Et même si vous êtes l’alcoolique « funné » de votre gang, qu’on s’attend à ce que vous sortiez des jokes ou que vous débouliez les escaliers, on ne s’imagine pourtant pas que l’alcoolisme soit autant isolant. Tristement mêmes les mascottes de partys peuvent se sentir muselées. Le clown est triste et y boit en crisse, de Don Rickles à Pagliacci. On peut être très bruyant dans notre consommation, très public (lire abat-jour sur la tête + toton/couille sortis), et puis quand même se retrouver emmurés dans notre consommation, sans échappatoire de sortie, ou simplement, de communication sur notre état qui nous effraie, notre dégénérescence, nos pertes de contrôle sur l'augmentation et la fréquence de notre consommation. Ou de simplement de ne pas pouvoir discuter de ces inquiétudes, sans drumroll et rimshot. "Ben voyons Marie-Sophie/Jean-Paul/Colin/Monique, dis-moi pas que tu boiras pas à soir, t'es plate quand t'es à jeun !".
"J’ai mis le nez rouge, la perruque, les grands souliers, les grands gants blancs et la tite fleur qui crache de l’eau, comment osent-ils me prendre pour un clown ? Pourquoi n’essaient-ils pas de voir sous le maquillage ?"
D’abord, on n’est la responsabilité de personne, et oui, nous sommes tous, citoyens, jugés également sur nos actions et non nos intentions. Si ça fait quinze partys que tu vomis dans les hortensias de la voisine, il ne faut pas s’offusquer de ne plus y être invité pour bruncher. Si on n’offre qu’une version caricaturale de nous même, nous n’offrons que cette portion de data pour être jugé. Le bel arc-en-ciel de ta personnalité réelle demeurera un secret à jamais si à chaque fois que tu sors, tu ne fais que peindre les murs de jaune-brun bile expulsé à grands jets. Trêve de subtiles et pesées métaphores :
Le mensonge de l’alcoolique, c’est de refuser le reflet du clown alors qu’il met lui-même le costume tous les soirs.

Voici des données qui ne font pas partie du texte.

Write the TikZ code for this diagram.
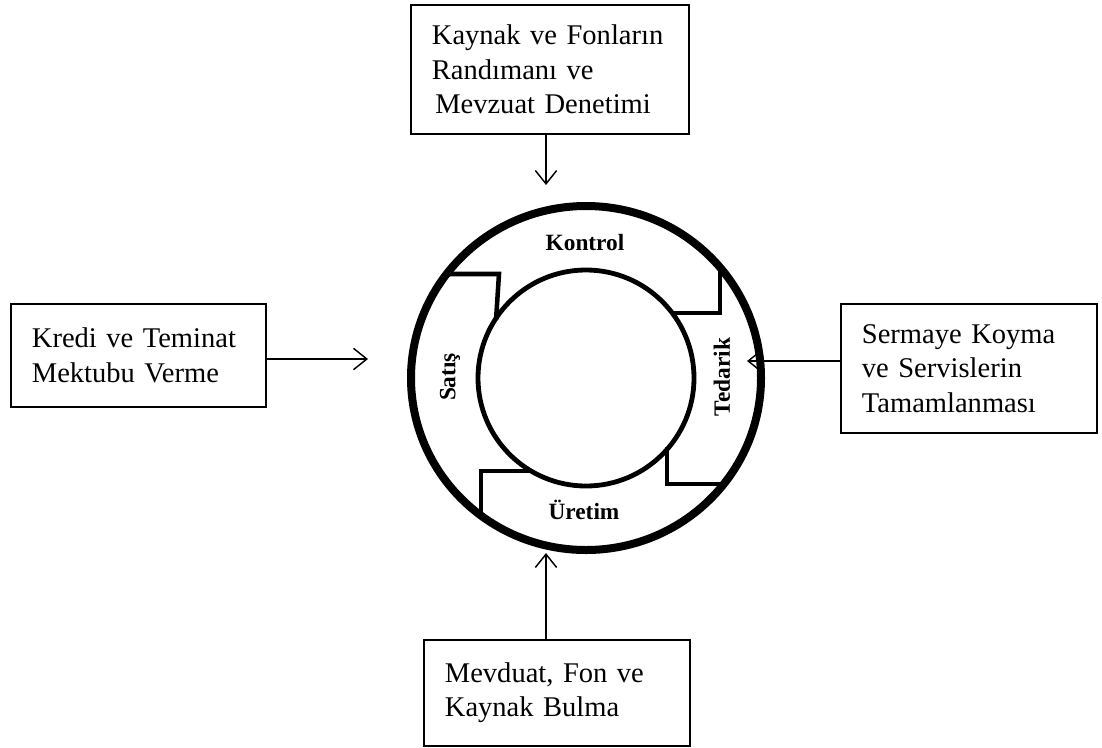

D’être incompris, pas écouté, c’est le point de départ de longues et sourdes colères, de blessures d’égo qui peuvent être laborieuses à guérir. « Tout le monde est fou sauf moi. Tout le monde m’haït. » C’est pas vrai. La vue se déforme en viarge quand notre main ne veut pas desserrer sa grippe de cette bouteille qui nous noie. L’alcool c’est isolant, disais-je quelques lignes plus haut.
Ça va être la faute des autres longtemps tant qu’on ne sera pas prêt à assumer notre part d’ombre, notre besoin d’aide.
Ça va être la faute des brocolis tant et aussi longtemps qu’on n’aura pas l’honnêteté de faire face à pourquoi on a tant besoin de se torcher la gueule, de devoir lever le coude à s’en tuer.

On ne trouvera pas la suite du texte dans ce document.